Material to process:
^^^^

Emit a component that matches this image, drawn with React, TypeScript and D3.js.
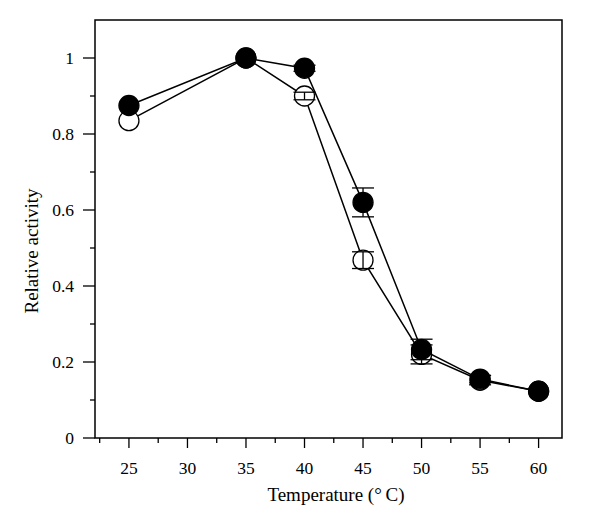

^^^^

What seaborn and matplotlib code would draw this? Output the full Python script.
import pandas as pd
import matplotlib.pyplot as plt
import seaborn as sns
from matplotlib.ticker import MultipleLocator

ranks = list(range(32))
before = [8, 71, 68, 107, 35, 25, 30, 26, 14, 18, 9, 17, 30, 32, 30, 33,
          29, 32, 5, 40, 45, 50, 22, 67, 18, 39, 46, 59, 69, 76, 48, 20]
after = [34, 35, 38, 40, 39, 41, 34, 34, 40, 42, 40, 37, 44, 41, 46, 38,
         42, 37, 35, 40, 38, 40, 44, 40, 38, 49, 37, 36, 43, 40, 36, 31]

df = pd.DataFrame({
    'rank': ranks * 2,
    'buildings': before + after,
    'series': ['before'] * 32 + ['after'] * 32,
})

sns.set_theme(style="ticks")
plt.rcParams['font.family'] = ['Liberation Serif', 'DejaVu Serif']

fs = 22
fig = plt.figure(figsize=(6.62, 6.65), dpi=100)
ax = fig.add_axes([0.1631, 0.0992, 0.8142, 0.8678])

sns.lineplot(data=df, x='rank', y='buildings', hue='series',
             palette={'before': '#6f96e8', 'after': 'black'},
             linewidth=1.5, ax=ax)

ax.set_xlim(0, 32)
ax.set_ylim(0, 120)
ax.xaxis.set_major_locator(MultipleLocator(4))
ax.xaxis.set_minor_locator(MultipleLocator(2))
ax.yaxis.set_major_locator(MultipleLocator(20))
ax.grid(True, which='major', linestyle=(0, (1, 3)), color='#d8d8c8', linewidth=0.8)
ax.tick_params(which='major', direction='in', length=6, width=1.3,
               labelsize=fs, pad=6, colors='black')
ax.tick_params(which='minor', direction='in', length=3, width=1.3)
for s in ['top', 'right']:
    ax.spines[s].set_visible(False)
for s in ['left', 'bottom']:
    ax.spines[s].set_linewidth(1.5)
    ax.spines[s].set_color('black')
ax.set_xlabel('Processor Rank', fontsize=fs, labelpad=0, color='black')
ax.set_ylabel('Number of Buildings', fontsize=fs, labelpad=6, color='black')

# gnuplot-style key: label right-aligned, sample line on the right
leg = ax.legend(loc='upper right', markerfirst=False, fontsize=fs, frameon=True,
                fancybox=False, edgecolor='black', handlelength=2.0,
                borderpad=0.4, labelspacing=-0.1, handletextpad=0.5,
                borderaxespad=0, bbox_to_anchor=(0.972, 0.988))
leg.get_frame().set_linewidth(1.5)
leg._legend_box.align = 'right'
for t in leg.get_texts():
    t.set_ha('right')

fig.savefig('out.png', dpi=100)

^^^^

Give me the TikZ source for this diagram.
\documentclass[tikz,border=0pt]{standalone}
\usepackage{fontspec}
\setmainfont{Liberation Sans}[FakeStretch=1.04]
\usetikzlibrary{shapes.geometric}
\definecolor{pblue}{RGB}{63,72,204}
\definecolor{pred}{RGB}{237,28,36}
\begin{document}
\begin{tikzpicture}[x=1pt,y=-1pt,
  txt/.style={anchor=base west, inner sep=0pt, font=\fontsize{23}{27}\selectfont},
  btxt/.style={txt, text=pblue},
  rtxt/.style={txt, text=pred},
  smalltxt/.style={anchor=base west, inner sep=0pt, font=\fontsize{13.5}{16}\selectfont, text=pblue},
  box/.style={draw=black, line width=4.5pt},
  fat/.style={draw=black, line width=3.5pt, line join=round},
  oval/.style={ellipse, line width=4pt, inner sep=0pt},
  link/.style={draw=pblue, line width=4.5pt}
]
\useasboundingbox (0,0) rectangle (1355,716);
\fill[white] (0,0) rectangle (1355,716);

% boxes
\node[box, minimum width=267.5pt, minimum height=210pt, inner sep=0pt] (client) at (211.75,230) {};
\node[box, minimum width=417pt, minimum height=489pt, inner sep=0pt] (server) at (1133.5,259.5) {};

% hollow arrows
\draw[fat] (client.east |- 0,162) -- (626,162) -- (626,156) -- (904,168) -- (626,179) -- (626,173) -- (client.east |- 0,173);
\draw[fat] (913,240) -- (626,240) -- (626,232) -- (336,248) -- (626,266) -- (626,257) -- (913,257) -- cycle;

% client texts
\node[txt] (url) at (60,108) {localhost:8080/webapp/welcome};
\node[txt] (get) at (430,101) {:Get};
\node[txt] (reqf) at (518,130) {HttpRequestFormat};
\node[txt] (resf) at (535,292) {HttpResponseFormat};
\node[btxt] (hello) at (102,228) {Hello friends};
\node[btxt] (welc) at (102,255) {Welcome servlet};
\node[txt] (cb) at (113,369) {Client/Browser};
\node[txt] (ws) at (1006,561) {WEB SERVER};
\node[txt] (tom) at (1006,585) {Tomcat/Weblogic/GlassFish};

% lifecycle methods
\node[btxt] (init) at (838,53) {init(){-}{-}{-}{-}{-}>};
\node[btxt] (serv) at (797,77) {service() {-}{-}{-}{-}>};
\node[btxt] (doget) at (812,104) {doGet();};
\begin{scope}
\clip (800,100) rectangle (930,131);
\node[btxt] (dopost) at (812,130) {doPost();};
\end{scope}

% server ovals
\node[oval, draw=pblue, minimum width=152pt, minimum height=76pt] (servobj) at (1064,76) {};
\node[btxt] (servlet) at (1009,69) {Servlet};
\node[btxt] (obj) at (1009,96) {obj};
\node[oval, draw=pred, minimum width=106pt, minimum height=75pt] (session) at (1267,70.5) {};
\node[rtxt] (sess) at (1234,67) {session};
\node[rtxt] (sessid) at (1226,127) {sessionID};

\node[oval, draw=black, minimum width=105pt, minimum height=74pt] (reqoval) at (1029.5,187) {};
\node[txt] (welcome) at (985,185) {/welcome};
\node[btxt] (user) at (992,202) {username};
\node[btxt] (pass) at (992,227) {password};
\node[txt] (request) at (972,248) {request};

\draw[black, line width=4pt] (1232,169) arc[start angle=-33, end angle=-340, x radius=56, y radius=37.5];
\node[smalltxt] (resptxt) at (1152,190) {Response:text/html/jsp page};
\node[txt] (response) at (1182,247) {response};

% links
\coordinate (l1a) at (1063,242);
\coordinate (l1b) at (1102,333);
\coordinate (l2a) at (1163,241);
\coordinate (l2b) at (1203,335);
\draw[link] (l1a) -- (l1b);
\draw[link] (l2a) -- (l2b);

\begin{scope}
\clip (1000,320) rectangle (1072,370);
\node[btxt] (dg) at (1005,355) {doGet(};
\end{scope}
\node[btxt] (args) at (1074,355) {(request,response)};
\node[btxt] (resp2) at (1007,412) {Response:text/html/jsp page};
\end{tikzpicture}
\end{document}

^^^^

Exercise details:
Extract exactly and only these lines: the line containing "What seaborn and", the line containing "40, 36, 31]", and every line between them.

Task answer:
What seaborn and matplotlib code would draw this? Output the full Python script.
import pandas as pd
import matplotlib.pyplot as plt
import seaborn as sns
from matplotlib.ticker import MultipleLocator

ranks = list(range(32))
before = [8, 71, 68, 107, 35, 25, 30, 26, 14, 18, 9, 17, 30, 32, 30, 33,
          29, 32, 5, 40, 45, 50, 22, 67, 18, 39, 46, 59, 69, 76, 48, 20]
after = [34, 35, 38, 40, 39, 41, 34, 34, 40, 42, 40, 37, 44, 41, 46, 38,
         42, 37, 35, 40, 38, 40, 44, 40, 38, 49, 37, 36, 43, 40, 36, 31]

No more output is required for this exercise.